Left to right: Cream, Pie and Apple, my breeding ewes

It’s been a busy month on the sheep front.

My little flock of Dorset Downs is generally pretty low-maintenance: a quick daily check plus a longer session every six weeks or so to do feet and bums and that’s about it.

But twice a year I have to pay them a lot more attention.

The first, unsurprisingly, is spring, when it’s lambing time. I become ever so slightly obsessed by my sheep through April and May – to the point where I actually turn down work so I don’t have to leave them.

Considering how much they give me in return – three lambs in the freezer this year, that’s our year’s supply of meat plus one to sell, give away or have parties with – I don’t really complain.

The second time of year they need my undivided time is now, in late autumn, when the cycle starts all over again.

First I take the year’s ram lambs over to the abattoir: by then they’ve been separated from the rest of the flock for a month or two in a little field over the road, eating their heads off and turning into teenagers. At this point they start being really annoying (getting their heads stuck in fences, escaping from time to time, pulling down wire and generally making a nuisance of themselves) so I’m usually quite pleased to see them go.

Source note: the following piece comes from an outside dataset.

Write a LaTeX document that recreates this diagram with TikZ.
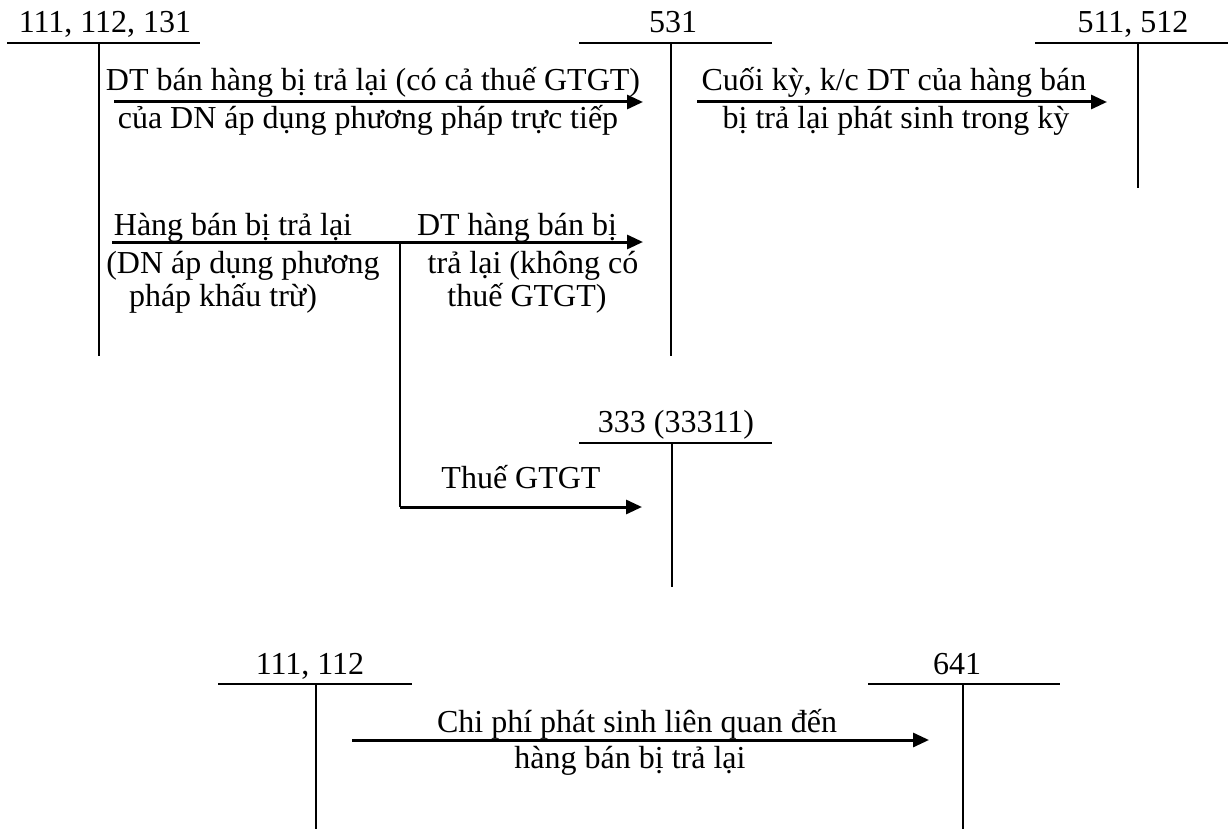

At about the same time I separate off this year’s ewe lambs: this year, in fact, just one, which means the spare sheep (known as Ewok for her fetching fringe) goes with her. And since I’ve got them in, I give the breeding ewes a once-over to make sure feet are trimmed and all is well: this is the last time I’ll look at them till the ram goes home after Christmas.

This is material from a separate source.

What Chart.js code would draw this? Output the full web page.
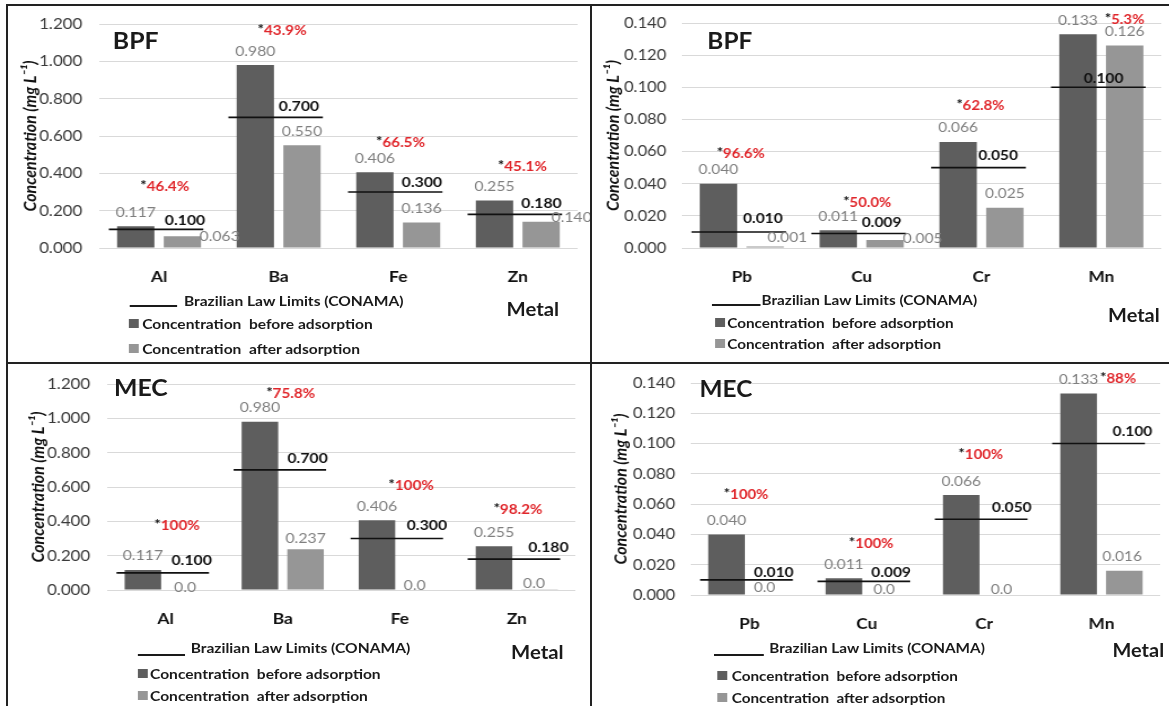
<!DOCTYPE html>
<html>
<head>
<meta charset="utf-8">
<script src="https://cdn.jsdelivr.net/npm/chart.js@4.4.1/dist/chart.umd.min.js"></script>
<style>
html, body { margin: 0; padding: 0; background: #fff; }
#page { position: relative; width: 1169px; height: 706px; overflow: hidden; font-family: Lato, "Open Sans", sans-serif; }
.panel { position: absolute; transform-origin: 0 0; }
.panel canvas { position: absolute; left: 0; top: 0; }
.txt { position: absolute; white-space: nowrap; line-height: 1; transform: translateY(-50%); color: #1a1a1a; }
.bar { position: absolute; background: #1a1a1a; }
</style>
</head>
<body>
<div id="page"></div>
<script>
// ========== 数据 ==========
const metals1 = ['Al', 'Ba', 'Fe', 'Zn'];
const metals2 = ['Pb', 'Cu', 'Cr', 'Mn'];

const before1 = [0.117, 0.980, 0.406, 0.255];
const limits1 = [0.100, 0.700, 0.300, 0.180];
const bpfAfter1 = [0.063, 0.550, 0.136, 0.140];
const mecAfter1 = [0, 0.237, 0, 0.0046];
const bpfRemoval1 = ['46.4%', '43.9%', '66.5%', '45.1%'];
const mecRemoval1 = ['100%', '75.8%', '100%', '98.2%'];

const before2 = [0.040, 0.011, 0.066, 0.133];
const limits2 = [0.010, 0.009, 0.050, 0.100];
const bpfAfter2 = [0.001, 0.005, 0.025, 0.126];
const mecAfter2 = [0, 0, 0, 0.016];
const bpfRemoval2 = ['96.6%', '50.0%', '62.8%', '5.3%'];
const mecRemoval2 = ['100%', '100%', '100%', '88%'];

const yTicks1 = [0, 0.2, 0.4, 0.6, 0.8, 1.0, 1.2];
const yTicks2 = [0, 0.02, 0.04, 0.06, 0.08, 0.10, 0.12, 0.14];

const DARK = '#5e5e5e';
const LIGHT = '#969696';
const RED = '#e0262b';

// 原图横向拉伸：每个面板按 523 宽绘制，再横向放大到实际宽度
const BASE_W = 523;

// ========== 面板布局（面板内坐标，未拉伸） ==========
const panels = [
    {
        left: 0, top: 0, w: 590, h: 360, title: 'BPF', mec: false,
        labels: metals1, before: before1, after: bpfAfter1, limits: limits1, removal: bpfRemoval1, ticks: yTicks1,
        plot: { l: 88, r: 512, t: 23, b: 248 }, tickPad: 15, yTitleX: 27, xPad: 12,
        afterShift: [[33, 14], [0, 0], [0, 0], [27, 10]],
        pctShift: [[5, -40], [3, -34], [2, -30], [4, -34]],
        limShift: [[23, -9], [18, -11], [21, -10], [21, -11]],
        titleAt: [100, 40], metalAt: [449, 309],
        legend: { line: [115, 157, 306], text: [163, 300], sq: 114, rowX: 126, rows: [323, 348] }
    },
    {
        left: 590, top: 0, w: 579, h: 360, title: 'BPF', mec: false,
        labels: metals2, before: before2, after: bpfAfter2, limits: limits2, removal: bpfRemoval2, ticks: yTicks2,
        plot: { l: 83, r: 516, t: 23, b: 248 }, tickPad: 14, yTitleX: 21, xPad: 12,
        afterShift: [[20, 5], [34, 13], [0, 0], [0, 0]],
        pctShift: [[-1, -30], [5, -28], [-1, -36], [21, -15]],
        limShift: [[19, -13], [18, -11], [15, -12], [2, -9]],
        titleAt: [106, 40], metalAt: [468, 315],
        legend: { line: [110, 154, 305], text: [155, 299], sq: 113, rowX: 124, rows: [322, 343] }
    },
    {
        left: 0, top: 360, w: 590, h: 346, title: 'MEC', mec: true,
        labels: metals1, before: before1, after: mecAfter1, limits: limits1, removal: mecRemoval1, ticks: yTicks1,
        plot: { l: 95, r: 510, t: 19, b: 230 }, tickPad: 15, yTitleX: 34, xPad: 12,
        afterShift: [[-3, 11], [0, 3], [-7, 9], [-5, 8]],
        pctShift: [[10, -44], [7, -28], [10, -35], [1, -37]],
        limShift: [[23, -12], [22, -11], [24, -13], [28, -12]],
        titleAt: [101, 27], metalAt: [453, 292],
        legend: { line: [122, 164, 295], text: [169, 287], sq: 122, rowX: 133, rows: [313, 335] }
    },
    {
        left: 590, top: 360, w: 579, h: 346, title: 'MEC', mec: true,
        labels: metals2, before: before2, after: mecAfter2, limits: limits2, removal: mecRemoval2, ticks: yTicks2,
        plot: { l: 91, r: 515, t: 19, b: 235 }, tickPad: 14, yTitleX: 28, xPad: 12,
        afterShift: [[-7, 6], [-5, 8], [-5, 8], [-2, 0]],
        pctShift: [[-3, -40], [4, -35], [-3, -40], [15, -15]],
        limShift: [[22, -7], [22, -9], [25, -12], [28, -12]],
        titleAt: [99, 28], metalAt: [472, 290],
        legend: { line: [112, 157, 295], text: [162, 287], sq: 115, rowX: 128, rows: [315, 337] }
    }
];

const page = document.getElementById('page');

function addText(parent, txt, x, y, css) {
    const el = document.createElement('div');
    el.className = 'txt';
    el.textContent = txt;
    el.style.left = x + 'px';
    el.style.top = y + 'px';
    Object.assign(el.style, css);
    parent.appendChild(el);
}

function addBox(parent, x, y, w, h, color) {
    const el = document.createElement('div');
    el.className = 'bar';
    Object.assign(el.style, { left: x + 'px', top: y + 'px', width: w + 'px', height: h + 'px' });
    if (color) el.style.background = color;
    parent.appendChild(el);
}

function afterText(p, v) {
    if (p.mec && v < 0.01) return '0.0';
    return v.toFixed(3);
}

// ========== 标注插件：限值线、数值、去除率 ==========
function makeAnnot(p) {
    return {
        id: 'annot',
        afterDatasetsDraw(chart) {
            const ctx = chart.ctx;
            const xs = chart.scales.x, ys = chart.scales.y;
            const m0 = chart.getDatasetMeta(0), m1 = chart.getDatasetMeta(1);
            const catW = xs.getPixelForValue(1) - xs.getPixelForValue(0);
            ctx.save();
            ctx.textAlign = 'center';
            ctx.textBaseline = 'middle';
            p.labels.forEach((lab, i) => {
                const cx = xs.getPixelForValue(i);
                const ly = ys.getPixelForValue(p.limits[i]);

                // 限值线
                ctx.strokeStyle = '#111';
                ctx.lineWidth = 1.6;
                ctx.beginPath();
                ctx.moveTo(cx - 0.42 * catW, ly);
                ctx.lineTo(cx + 0.37 * catW, ly);
                ctx.stroke();

                ctx.font = 'bold 14px Lato';
                ctx.fillStyle = '#111';
                ctx.fillText(p.limits[i].toFixed(3), cx + p.limShift[i][0], ly + p.limShift[i][1]);

                // 柱顶数值
                const b0 = m0.data[i], b1 = m1.data[i];
                ctx.font = '14px Lato';
                ctx.fillStyle = '#7f7f7f';
                ctx.fillText(p.before[i].toFixed(3), b0.x, b0.y - 14);
                ctx.fillText(afterText(p, p.after[i]), b1.x + p.afterShift[i][0], b1.y - 14 + p.afterShift[i][1]);

                // 去除率
                ctx.font = 'bold 13.5px Lato';
                const star = '*', pct = p.removal[i];
                const ws = ctx.measureText(star).width, wp = ctx.measureText(pct).width;
                const px = cx + p.pctShift[i][0] - (ws + wp) / 2;
                const py = b0.y + p.pctShift[i][1];
                ctx.textAlign = 'left';
                ctx.fillStyle = '#111';
                ctx.fillText(star, px, py - 1);
                ctx.fillStyle = RED;
                ctx.fillText(pct, px + ws, py);
                ctx.textAlign = 'center';
            });
            ctx.restore();
        }
    };
}

// ========== 绘制面板 ==========
panels.forEach(p => {
    const box = document.createElement('div');
    box.className = 'panel';
    Object.assign(box.style, {
        left: p.left + 'px', top: p.top + 'px',
        width: BASE_W + 'px', height: p.h + 'px',
        transform: `scaleX(${p.w / BASE_W})`
    });
    page.appendChild(box);

    const cv = document.createElement('canvas');
    cv.width = BASE_W;
    cv.height = p.h;
    box.appendChild(cv);

    new Chart(cv.getContext('2d'), {
        type: 'bar',
        data: {
            labels: p.labels,
            datasets: [
                { label: 'Concentration  before adsorption', data: p.before, backgroundColor: DARK, categoryPercentage: 0.78, barPercentage: 0.8 },
                { label: 'Concentration  after adsorption', data: p.after, backgroundColor: LIGHT, categoryPercentage: 0.78, barPercentage: 0.8 }
            ]
        },
        options: {
            responsive: false,
            animation: false,
            devicePixelRatio: 1,
            layout: { padding: { left: 0, top: p.plot.t, right: BASE_W - p.plot.r, bottom: 0 } },
            scales: {
                x: {
                    grid: { display: false },
                    border: { display: false },
                    ticks: { padding: p.xPad, color: '#111', font: { family: 'Lato', size: 15.5, weight: 'bold' } },
                    afterFit: s => { s.height = p.h - p.plot.b; }
                },
                y: {
                    min: 0,
                    max: p.ticks[p.ticks.length - 1],
                    afterBuildTicks: s => { s.ticks = p.ticks.map(v => ({ value: v })); },
                    grid: { color: '#d9d9d9', drawTicks: false },
                    border: { display: false },
                    ticks: {
                        padding: p.tickPad,
                        color: '#3a3a3a',
                        font: { family: 'Lato', size: 15 },
                        callback: v => Number(v).toFixed(3)
                    },
                    title: {
                        display: true,
                        text: 'Concentration (mg L\u207B\u00B9)',
                        color: '#111',
                        font: { family: 'Lato', size: 16, style: 'italic', weight: 'bold' },
                        padding: { top: p.yTitleX - 9.6, bottom: 0 }
                    },
                    afterFit: s => { s.width = p.plot.l; }
                }
            },
            plugins: { legend: { display: false }, tooltip: { enabled: false } }
        },
        plugins: [makeAnnot(p)]
    });

    // 标题与图例
    addText(box, p.title, p.titleAt[0], p.titleAt[1], { font: 'bold 22px Lato' });
    addText(box, 'Metal', p.metalAt[0], p.metalAt[1], { font: 'bold 18px Lato' });
    const lg = p.legend;
    addBox(box, lg.line[0], lg.line[2] - 1, lg.line[1] - lg.line[0], 2);
    addText(box, 'Brazilian Law Limits (CONAMA)', lg.text[0], lg.text[1], { font: 'bold 13.8px Lato' });
    addBox(box, lg.sq, lg.rows[0] - 4, 9, 9, DARK);
    addText(box, 'Concentration  before adsorption', lg.rowX, lg.rows[0], { font: 'bold 13.8px Lato', whiteSpace: 'pre' });
    addBox(box, lg.sq, lg.rows[1] - 4, 9, 9, LIGHT);
    addText(box, 'Concentration  after adsorption', lg.rowX, lg.rows[1], { font: 'bold 13.8px Lato', whiteSpace: 'pre' });
});

// ========== 外框 ==========
addBox(page, 7, 4, 1162, 2, '#222');
addBox(page, 6, 4, 2, 702, '#222');
addBox(page, 590, 4, 2, 702, '#222');
addBox(page, 7, 362, 1162, 2, '#222');
</script>
</body>
</html>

It’s not been the best of years for the breeding ewes: I lost one of my best, Blackberry, to a twisted gut this summer (Custard, the ewe lamb, is her orphan). Just one of those things: all sheep farmers will tell you that where you’ve got livestock, you’ve got deadstock (and that sheep die for a living – I’ve found that one less true, though maybe I’ve just been lucky).

So the result is that I’ve got three to lamb again this year: suits me fine, as one is my other oldest breeding ewe and Blackberry’s half-sister, Apple, who always produces twins (she’s the one on the right in the picture above). Then there’s her daughter Pie – front left – and Cream, back left, who’s lambing for the first time this season. So that’s at least four lambs if all goes well – and all I really need is two, to keep us fed. Anything else is a bonus: one of the nicest things about aiming for self-sufficiency rather than profit is that there’s no pressure to produce any more than you need.

ram

Who’s a handsome boy then?

And that’s my next task: off to fetch the ram, which I rent from a proper Dorset Down farmer about an hour’s drive from here in Dorset. It’s always a bit of a heart-in-mouth journey. Last year I could hear the ram hurling himself at the sides of the small aluminium trailer every time I stopped at a traffic light: this year, thank goodness, I’ve ended up with a less suicidal chap who also happens to be quite pretty. Still didn’t hang around long at traffic lights though.

All that done, it’s calmed down a bit round here. I scratch the noses of Ewok and Custard each morning on my way up to let out the chickens, then spend five minutes hanging over the fence to check the three breeding ewes plus ram; and that’s pretty much it, set fair for the next few months.

You count five months forward to estimate the first new arrival – so that’s lambs from 7 April, I hope!